The line containing "const FONT_SIZE = 21;" marks the end: extract everything from the first line of the data through that line, exactly, with no pictures.

====== DATA PROVIDED ======

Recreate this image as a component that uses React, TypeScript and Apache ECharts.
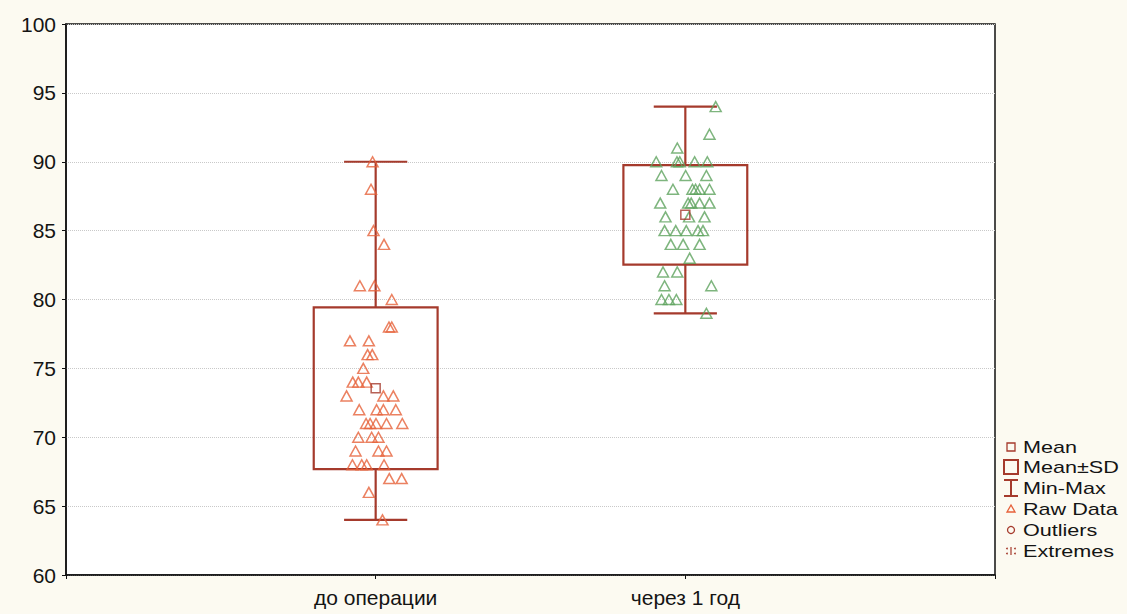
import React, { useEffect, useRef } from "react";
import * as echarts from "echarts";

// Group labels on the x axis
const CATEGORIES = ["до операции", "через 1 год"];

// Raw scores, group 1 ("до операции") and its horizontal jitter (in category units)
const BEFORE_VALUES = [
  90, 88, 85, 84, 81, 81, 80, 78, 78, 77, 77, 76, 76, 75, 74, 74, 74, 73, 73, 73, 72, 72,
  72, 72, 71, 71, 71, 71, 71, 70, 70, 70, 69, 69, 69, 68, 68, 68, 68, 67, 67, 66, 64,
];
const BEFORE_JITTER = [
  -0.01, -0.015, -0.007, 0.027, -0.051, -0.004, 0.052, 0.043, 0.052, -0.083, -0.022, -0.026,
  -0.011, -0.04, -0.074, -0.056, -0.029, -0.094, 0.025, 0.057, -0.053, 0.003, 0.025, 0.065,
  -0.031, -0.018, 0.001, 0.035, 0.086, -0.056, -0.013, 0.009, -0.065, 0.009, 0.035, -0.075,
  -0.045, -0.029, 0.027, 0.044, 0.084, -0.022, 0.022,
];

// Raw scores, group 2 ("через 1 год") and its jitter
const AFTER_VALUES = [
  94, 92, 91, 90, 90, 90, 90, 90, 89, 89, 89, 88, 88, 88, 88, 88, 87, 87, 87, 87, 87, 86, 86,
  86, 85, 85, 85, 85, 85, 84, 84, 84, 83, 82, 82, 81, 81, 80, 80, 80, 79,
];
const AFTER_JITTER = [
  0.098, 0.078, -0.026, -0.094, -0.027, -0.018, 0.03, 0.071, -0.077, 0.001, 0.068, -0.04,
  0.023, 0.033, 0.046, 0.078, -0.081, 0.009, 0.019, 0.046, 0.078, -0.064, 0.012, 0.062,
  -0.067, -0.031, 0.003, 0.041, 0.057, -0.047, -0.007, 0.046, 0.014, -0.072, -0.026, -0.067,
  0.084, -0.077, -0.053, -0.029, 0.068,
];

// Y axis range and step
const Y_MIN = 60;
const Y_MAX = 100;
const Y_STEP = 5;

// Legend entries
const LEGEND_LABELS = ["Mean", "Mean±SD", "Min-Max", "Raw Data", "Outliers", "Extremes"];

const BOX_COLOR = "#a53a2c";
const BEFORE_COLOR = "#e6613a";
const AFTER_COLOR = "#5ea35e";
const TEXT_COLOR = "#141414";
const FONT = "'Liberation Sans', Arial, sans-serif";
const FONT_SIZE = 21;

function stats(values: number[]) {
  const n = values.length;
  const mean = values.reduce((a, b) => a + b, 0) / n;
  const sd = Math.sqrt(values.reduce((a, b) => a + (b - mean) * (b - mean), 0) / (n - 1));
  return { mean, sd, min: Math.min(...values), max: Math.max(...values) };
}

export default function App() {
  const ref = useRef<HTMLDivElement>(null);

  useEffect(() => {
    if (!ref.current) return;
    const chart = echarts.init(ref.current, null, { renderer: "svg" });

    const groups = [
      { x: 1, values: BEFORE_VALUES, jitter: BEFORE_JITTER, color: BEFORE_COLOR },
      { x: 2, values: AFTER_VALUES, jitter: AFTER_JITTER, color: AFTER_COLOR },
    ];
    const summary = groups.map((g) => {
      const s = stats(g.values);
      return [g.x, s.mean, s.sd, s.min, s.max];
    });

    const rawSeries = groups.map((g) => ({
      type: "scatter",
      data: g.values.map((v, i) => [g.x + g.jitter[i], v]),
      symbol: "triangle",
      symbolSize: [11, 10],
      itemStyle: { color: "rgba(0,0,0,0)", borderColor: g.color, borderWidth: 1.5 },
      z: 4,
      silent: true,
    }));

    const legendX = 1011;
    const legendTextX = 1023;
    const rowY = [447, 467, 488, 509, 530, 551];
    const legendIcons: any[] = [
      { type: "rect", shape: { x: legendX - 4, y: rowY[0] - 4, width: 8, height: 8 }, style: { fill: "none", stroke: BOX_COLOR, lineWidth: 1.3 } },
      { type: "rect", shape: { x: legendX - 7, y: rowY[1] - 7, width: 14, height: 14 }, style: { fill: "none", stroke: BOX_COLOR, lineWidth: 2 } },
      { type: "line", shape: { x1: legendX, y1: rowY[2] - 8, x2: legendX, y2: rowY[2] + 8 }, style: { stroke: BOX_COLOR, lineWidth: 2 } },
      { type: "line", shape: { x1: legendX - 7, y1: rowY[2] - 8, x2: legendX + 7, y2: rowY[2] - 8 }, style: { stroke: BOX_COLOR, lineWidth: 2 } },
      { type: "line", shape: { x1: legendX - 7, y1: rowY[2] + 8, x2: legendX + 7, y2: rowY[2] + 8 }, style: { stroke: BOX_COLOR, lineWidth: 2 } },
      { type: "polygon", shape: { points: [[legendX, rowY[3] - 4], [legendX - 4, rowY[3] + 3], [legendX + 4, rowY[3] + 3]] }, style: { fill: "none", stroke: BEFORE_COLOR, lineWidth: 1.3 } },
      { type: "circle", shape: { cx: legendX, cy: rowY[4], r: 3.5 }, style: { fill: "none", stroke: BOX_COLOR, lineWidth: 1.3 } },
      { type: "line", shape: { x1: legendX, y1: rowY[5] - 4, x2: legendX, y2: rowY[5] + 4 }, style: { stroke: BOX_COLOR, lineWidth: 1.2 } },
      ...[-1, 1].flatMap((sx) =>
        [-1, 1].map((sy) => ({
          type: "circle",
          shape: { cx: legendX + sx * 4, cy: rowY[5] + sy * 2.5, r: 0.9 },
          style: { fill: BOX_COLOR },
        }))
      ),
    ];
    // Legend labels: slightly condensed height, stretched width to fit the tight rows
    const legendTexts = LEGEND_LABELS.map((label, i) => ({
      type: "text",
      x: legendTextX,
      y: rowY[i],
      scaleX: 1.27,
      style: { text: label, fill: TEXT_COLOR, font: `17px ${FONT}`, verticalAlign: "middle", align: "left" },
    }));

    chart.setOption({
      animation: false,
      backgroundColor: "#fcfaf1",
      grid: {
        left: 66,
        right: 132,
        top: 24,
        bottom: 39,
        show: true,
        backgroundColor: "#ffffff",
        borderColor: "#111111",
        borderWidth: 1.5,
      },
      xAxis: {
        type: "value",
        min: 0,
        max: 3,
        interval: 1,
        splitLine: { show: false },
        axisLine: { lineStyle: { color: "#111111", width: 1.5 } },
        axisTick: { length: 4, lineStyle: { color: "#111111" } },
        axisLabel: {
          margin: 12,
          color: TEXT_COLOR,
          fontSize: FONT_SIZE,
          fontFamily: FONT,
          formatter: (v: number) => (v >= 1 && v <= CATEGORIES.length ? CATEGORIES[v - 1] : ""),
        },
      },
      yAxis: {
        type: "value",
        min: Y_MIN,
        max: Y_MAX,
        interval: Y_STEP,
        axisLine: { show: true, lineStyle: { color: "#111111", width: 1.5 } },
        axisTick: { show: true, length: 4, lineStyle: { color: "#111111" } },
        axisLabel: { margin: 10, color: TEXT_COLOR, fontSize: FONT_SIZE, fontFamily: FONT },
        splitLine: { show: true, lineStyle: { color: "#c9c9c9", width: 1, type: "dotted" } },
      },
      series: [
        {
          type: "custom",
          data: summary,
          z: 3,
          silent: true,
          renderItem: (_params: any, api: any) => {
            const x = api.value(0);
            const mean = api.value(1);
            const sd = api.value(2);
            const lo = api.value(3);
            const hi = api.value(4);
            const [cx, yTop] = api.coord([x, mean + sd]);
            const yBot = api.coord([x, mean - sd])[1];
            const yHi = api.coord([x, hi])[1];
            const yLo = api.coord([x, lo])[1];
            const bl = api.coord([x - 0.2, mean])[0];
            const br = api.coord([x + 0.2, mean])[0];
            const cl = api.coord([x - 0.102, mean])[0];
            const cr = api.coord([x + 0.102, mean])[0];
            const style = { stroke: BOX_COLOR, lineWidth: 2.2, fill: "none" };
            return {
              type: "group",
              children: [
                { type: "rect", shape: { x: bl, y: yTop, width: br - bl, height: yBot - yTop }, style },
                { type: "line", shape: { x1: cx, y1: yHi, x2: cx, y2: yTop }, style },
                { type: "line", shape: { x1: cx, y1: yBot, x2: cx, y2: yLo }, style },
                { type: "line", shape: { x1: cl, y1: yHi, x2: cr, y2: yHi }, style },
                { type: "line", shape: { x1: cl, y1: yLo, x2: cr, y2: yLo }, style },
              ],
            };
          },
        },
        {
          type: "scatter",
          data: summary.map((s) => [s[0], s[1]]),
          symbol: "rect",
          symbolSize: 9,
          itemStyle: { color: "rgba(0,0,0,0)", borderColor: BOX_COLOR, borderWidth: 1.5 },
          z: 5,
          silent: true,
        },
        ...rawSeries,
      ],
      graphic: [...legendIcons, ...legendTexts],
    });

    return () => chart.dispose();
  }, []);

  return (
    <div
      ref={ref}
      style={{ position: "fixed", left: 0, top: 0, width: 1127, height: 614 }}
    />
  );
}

======

* COMPLETE OUTPUT *
Recreate this image as a component that uses React, TypeScript and Apache ECharts.
import React, { useEffect, useRef } from "react";
import * as echarts from "echarts";

// Group labels on the x axis
const CATEGORIES = ["до операции", "через 1 год"];

// Raw scores, group 1 ("до операции") and its horizontal jitter (in category units)
const BEFORE_VALUES = [
  90, 88, 85, 84, 81, 81, 80, 78, 78, 77, 77, 76, 76, 75, 74, 74, 74, 73, 73, 73, 72, 72,
  72, 72, 71, 71, 71, 71, 71, 70, 70, 70, 69, 69, 69, 68, 68, 68, 68, 67, 67, 66, 64,
];
const BEFORE_JITTER = [
  -0.01, -0.015, -0.007, 0.027, -0.051, -0.004, 0.052, 0.043, 0.052, -0.083, -0.022, -0.026,
  -0.011, -0.04, -0.074, -0.056, -0.029, -0.094, 0.025, 0.057, -0.053, 0.003, 0.025, 0.065,
  -0.031, -0.018, 0.001, 0.035, 0.086, -0.056, -0.013, 0.009, -0.065, 0.009, 0.035, -0.075,
  -0.045, -0.029, 0.027, 0.044, 0.084, -0.022, 0.022,
];

// Raw scores, group 2 ("через 1 год") and its jitter
const AFTER_VALUES = [
  94, 92, 91, 90, 90, 90, 90, 90, 89, 89, 89, 88, 88, 88, 88, 88, 87, 87, 87, 87, 87, 86, 86,
  86, 85, 85, 85, 85, 85, 84, 84, 84, 83, 82, 82, 81, 81, 80, 80, 80, 79,
];
const AFTER_JITTER = [
  0.098, 0.078, -0.026, -0.094, -0.027, -0.018, 0.03, 0.071, -0.077, 0.001, 0.068, -0.04,
  0.023, 0.033, 0.046, 0.078, -0.081, 0.009, 0.019, 0.046, 0.078, -0.064, 0.012, 0.062,
  -0.067, -0.031, 0.003, 0.041, 0.057, -0.047, -0.007, 0.046, 0.014, -0.072, -0.026, -0.067,
  0.084, -0.077, -0.053, -0.029, 0.068,
];

// Y axis range and step
const Y_MIN = 60;
const Y_MAX = 100;
const Y_STEP = 5;

// Legend entries
const LEGEND_LABELS = ["Mean", "Mean±SD", "Min-Max", "Raw Data", "Outliers", "Extremes"];

const BOX_COLOR = "#a53a2c";
const BEFORE_COLOR = "#e6613a";
const AFTER_COLOR = "#5ea35e";
const TEXT_COLOR = "#141414";
const FONT = "'Liberation Sans', Arial, sans-serif";
const FONT_SIZE = 21;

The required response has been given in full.